- _TASK BRIEF_:
Below are the records; collect from them each line containing the string "with".

- _EXCERPTED RECORDS_:
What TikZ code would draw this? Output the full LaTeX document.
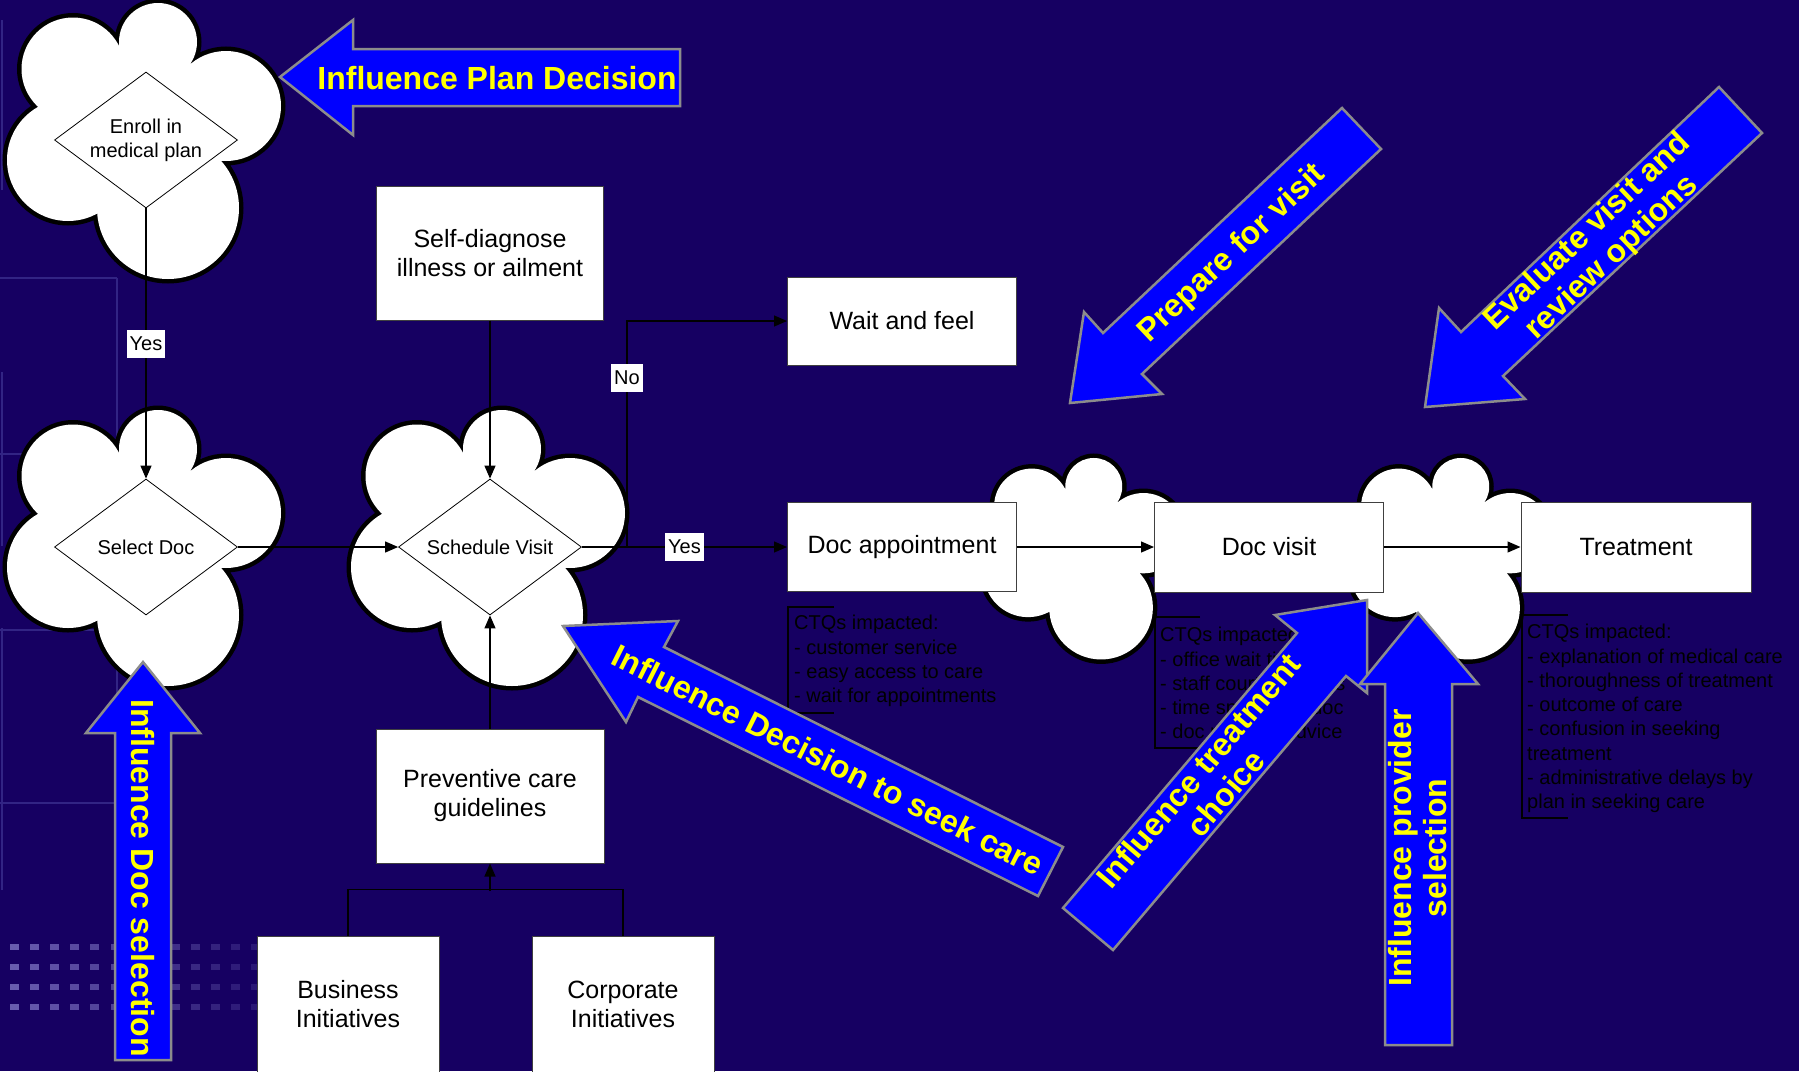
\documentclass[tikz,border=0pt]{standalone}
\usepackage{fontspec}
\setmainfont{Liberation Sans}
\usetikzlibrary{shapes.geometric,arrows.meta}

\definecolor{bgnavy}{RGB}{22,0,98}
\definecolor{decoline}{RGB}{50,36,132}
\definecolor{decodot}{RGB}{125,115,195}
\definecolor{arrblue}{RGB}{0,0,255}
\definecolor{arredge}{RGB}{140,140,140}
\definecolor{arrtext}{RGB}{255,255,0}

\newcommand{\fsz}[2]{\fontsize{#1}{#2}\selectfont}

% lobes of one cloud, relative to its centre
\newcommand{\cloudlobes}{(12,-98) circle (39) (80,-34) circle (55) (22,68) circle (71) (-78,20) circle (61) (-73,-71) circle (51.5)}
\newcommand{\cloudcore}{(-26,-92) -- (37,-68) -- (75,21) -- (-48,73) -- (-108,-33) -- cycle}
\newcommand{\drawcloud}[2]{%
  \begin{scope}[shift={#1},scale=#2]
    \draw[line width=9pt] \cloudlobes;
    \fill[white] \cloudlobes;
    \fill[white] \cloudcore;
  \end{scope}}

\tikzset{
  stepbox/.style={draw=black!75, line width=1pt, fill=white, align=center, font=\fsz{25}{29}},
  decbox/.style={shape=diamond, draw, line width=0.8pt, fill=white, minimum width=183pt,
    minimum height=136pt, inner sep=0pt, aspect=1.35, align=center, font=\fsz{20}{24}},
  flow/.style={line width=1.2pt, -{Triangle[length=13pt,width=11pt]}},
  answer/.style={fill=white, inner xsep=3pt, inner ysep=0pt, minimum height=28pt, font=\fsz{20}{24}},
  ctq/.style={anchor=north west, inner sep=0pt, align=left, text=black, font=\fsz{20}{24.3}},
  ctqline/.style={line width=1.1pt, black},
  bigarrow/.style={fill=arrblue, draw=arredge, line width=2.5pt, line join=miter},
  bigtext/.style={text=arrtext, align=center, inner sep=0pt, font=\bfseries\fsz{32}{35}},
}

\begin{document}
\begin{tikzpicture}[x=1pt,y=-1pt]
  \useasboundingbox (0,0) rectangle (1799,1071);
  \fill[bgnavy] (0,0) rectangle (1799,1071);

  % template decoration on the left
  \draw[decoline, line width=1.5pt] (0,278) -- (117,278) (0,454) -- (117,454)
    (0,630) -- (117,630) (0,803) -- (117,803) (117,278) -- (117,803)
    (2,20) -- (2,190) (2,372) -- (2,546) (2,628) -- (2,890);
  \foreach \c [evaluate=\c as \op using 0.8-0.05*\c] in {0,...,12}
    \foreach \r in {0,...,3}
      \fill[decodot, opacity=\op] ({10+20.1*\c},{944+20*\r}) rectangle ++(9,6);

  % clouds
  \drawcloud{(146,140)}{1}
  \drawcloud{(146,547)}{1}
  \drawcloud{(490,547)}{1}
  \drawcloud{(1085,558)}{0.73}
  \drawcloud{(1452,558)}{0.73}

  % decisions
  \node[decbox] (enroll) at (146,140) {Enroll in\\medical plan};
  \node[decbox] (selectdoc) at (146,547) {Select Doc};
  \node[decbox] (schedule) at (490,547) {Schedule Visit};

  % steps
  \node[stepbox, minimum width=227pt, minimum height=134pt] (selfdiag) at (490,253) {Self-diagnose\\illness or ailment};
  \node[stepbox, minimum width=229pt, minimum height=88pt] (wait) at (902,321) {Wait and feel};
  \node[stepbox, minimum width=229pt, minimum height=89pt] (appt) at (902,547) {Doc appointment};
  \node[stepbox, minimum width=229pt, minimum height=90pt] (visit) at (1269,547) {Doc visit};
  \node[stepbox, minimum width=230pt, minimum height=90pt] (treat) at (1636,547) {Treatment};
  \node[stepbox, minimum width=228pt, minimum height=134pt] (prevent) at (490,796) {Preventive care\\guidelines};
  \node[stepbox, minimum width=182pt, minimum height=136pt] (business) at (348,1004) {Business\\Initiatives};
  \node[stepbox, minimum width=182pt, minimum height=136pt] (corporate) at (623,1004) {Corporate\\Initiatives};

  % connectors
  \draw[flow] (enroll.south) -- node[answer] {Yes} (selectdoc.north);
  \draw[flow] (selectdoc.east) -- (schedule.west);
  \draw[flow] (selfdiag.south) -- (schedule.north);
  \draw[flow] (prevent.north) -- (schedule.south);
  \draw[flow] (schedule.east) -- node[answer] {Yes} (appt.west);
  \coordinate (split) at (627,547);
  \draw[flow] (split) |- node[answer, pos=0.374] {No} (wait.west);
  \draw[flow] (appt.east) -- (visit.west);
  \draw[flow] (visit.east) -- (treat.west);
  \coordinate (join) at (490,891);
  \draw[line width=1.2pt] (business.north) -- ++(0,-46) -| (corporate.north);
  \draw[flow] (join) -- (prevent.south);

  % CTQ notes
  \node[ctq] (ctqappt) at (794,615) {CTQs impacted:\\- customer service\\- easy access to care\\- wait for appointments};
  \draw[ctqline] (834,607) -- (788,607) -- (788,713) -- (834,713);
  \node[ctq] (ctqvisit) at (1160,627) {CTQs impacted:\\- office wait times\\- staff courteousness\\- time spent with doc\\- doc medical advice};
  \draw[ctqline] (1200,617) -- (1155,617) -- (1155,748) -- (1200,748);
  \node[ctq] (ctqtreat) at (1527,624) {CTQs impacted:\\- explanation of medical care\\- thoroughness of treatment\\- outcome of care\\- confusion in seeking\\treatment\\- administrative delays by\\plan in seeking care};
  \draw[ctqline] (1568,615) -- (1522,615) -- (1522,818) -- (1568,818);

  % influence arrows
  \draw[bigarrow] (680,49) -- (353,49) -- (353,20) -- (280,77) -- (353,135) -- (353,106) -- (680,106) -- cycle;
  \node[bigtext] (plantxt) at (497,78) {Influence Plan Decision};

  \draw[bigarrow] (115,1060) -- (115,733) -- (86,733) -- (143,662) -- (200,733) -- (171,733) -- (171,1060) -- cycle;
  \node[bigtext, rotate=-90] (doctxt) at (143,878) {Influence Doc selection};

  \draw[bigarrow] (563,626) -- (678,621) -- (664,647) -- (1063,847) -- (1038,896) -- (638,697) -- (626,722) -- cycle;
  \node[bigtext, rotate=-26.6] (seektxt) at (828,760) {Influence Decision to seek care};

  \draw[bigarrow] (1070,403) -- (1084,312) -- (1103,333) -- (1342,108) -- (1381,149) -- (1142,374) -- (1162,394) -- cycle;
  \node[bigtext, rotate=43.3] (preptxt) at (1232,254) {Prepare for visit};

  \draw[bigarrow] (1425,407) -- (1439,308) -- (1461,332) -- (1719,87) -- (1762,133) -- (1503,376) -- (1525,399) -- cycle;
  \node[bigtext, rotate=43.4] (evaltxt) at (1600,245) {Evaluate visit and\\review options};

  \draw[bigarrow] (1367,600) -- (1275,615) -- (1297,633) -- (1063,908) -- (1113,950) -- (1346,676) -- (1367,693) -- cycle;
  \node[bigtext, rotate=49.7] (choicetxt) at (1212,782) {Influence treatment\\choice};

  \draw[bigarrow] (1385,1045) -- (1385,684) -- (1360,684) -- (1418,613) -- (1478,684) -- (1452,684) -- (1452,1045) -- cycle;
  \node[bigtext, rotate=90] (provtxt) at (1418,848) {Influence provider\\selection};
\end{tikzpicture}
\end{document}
--
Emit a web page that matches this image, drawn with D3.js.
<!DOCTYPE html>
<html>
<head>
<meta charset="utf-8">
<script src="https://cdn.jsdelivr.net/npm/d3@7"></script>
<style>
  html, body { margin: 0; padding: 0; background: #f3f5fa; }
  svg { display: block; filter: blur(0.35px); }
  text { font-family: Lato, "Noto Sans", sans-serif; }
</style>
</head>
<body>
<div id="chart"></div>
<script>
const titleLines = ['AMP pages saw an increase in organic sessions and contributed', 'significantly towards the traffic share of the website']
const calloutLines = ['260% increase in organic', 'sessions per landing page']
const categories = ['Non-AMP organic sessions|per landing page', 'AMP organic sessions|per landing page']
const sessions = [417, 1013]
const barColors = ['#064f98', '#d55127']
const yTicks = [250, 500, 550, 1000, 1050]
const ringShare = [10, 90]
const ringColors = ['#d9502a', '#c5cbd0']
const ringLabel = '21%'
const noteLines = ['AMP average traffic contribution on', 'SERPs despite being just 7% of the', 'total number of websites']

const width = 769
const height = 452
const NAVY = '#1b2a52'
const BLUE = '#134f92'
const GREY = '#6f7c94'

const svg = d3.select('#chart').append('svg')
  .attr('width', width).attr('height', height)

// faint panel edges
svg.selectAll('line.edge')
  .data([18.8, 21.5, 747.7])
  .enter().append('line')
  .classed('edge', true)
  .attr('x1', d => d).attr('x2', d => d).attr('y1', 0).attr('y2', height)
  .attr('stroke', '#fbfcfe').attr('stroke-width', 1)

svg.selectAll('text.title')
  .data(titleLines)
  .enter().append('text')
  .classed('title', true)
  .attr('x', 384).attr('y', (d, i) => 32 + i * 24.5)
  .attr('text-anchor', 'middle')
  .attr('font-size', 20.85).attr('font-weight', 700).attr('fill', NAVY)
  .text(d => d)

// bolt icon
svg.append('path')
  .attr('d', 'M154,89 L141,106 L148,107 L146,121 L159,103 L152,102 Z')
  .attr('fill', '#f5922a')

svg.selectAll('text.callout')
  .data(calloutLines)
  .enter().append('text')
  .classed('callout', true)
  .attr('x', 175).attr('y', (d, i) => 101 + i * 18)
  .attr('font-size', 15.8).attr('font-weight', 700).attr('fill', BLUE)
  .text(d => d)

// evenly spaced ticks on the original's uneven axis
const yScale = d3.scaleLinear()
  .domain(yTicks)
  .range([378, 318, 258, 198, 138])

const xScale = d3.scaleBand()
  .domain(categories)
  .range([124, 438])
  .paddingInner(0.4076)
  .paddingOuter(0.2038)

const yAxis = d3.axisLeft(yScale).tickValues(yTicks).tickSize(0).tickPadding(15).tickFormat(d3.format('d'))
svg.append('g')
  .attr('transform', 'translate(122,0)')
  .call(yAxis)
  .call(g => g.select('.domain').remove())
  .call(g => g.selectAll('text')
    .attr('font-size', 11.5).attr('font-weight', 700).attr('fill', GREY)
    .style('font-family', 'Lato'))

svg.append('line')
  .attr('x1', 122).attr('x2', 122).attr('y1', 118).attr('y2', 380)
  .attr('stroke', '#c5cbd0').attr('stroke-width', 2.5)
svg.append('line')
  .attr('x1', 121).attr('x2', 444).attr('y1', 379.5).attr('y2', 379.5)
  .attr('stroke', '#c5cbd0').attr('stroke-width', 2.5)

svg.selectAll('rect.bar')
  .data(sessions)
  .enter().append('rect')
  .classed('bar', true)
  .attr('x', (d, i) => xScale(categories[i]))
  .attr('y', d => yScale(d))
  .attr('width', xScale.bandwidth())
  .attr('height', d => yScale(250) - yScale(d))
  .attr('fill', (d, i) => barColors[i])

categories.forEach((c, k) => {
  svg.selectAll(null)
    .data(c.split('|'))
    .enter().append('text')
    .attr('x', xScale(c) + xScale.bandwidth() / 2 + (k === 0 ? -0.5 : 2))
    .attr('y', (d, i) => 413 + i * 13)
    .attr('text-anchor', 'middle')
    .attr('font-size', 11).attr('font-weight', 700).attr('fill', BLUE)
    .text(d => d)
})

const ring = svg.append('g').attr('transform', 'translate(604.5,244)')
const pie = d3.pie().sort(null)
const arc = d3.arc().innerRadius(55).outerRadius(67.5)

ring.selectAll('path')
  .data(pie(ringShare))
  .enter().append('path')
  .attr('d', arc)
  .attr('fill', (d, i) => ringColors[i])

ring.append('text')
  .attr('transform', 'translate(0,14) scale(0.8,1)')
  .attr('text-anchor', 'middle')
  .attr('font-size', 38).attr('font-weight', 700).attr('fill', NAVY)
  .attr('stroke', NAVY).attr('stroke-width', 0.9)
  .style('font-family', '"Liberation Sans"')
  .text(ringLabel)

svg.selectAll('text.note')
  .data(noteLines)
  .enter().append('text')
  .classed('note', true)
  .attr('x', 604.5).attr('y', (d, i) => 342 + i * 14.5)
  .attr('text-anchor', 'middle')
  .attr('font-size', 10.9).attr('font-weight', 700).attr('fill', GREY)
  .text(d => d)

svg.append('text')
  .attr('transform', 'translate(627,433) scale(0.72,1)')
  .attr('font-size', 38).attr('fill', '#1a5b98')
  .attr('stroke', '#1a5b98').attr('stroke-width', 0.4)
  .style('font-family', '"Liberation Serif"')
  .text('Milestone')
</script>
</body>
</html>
...
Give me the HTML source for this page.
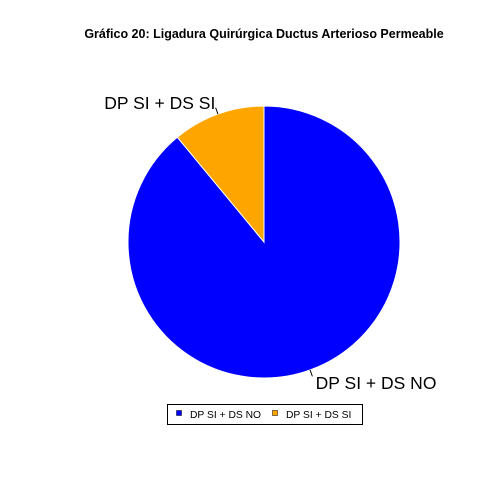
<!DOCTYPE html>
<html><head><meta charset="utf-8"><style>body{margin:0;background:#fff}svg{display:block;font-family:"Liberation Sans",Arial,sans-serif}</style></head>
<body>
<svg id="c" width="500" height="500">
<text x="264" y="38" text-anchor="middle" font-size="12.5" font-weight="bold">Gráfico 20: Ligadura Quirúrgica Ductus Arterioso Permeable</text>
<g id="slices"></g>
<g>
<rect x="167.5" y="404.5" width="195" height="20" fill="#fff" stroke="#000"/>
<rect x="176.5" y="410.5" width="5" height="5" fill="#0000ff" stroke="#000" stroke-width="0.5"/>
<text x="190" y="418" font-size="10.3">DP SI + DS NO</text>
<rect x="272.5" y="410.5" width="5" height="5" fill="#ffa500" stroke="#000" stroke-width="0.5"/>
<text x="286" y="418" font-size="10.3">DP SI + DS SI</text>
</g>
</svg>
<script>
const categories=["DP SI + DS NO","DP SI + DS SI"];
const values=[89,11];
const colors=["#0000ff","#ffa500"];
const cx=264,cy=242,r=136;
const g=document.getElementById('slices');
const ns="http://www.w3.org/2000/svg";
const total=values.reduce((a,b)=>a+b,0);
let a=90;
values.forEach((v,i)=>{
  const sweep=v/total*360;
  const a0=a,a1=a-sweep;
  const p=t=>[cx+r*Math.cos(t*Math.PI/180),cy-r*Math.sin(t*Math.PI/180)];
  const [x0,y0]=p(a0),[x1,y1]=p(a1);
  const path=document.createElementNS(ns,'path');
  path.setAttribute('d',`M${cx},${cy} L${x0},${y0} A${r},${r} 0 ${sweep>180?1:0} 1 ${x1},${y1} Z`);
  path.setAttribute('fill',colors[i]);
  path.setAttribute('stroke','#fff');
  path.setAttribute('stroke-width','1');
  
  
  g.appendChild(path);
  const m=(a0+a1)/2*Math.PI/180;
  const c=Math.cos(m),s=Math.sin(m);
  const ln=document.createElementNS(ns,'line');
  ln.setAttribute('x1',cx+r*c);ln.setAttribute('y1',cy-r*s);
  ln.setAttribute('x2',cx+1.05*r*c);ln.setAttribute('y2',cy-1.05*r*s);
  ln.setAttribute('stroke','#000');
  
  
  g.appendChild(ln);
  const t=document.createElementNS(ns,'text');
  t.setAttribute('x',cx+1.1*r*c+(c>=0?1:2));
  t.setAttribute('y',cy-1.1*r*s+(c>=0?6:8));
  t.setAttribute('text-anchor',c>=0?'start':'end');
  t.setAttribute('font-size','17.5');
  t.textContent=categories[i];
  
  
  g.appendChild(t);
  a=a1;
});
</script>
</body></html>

- _EXERCISE RESPONSE_:
  \node[ctq] (ctqvisit) at (1160,627) {CTQs impacted:\\- office wait times\\- staff courteousness\\- time spent with doc\\- doc medical advice};
Emit a web page that matches this image, drawn with D3.js.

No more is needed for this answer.